Report Spotlights Strategies for Helping Low-Income Workers Succeed
![Transportation workers](https://assets.aecf.org/m/blogimg/_largeHeader/blog-reportspotlightsstrategies-2019.jpg)
What innovative strategies are helping workers navigate today’s changing economy? And, what can philanthropy learn from them?
These are questions that the Annie E. Casey and Joyce foundations asked — and answered — in their jointly funded report, Taking Action.
The nation’s evolving employment landscape is giving rise to a widening — worsening —inequity gap. It’s an economy that increasingly favors workers with a postsecondary education and has seen a rise in jobs with unpredictable hours, low wages and limited benefits. Those already struggling to get by — including black and Latino workers — are overrepresented in entry-level jobs and face the highest hurdles in the changing economy.
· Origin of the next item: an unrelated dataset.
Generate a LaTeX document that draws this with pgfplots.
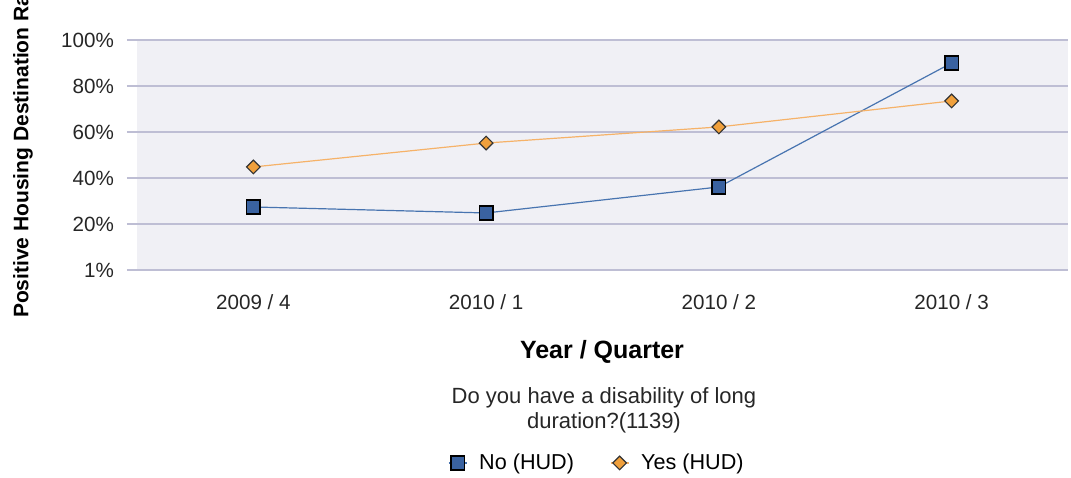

Taking Action examines these disparities and highlights strategies aimed at helping lower-paid workers navigate and excel in the changing world of work.
These real-world examples, explored as 12 case studies, fit into three categories: 1) higher education and workforce development strategies that prepare young people for jobs that provide family-sustaining wages; 2) responses to concerns about worker power and agency in the context gig and contract work; and 3) state and local policies that address wages, work and a changing economic environment.
In the opening pages of the report, Casey’s Allison Gerber and the Joyce Foundation’s Sameer Gadkaree acknowledge the chosen case studies fit within a bigger — and more complicated — socio-economic context. “The labor market and education systems, including higher education, remain beset by severe race- and income-based inequities,” they write. “Racial disparities in wealth building also have widened over the past three decades, as have race- and wealth-based gaps in college attainment.”
Yet, Taking Action is a start, say Gerber and Gadkaree. It points to efforts already underway and speaks to the power and incredible promise of positioning low-wage workers to succeed — both now and for generations to come.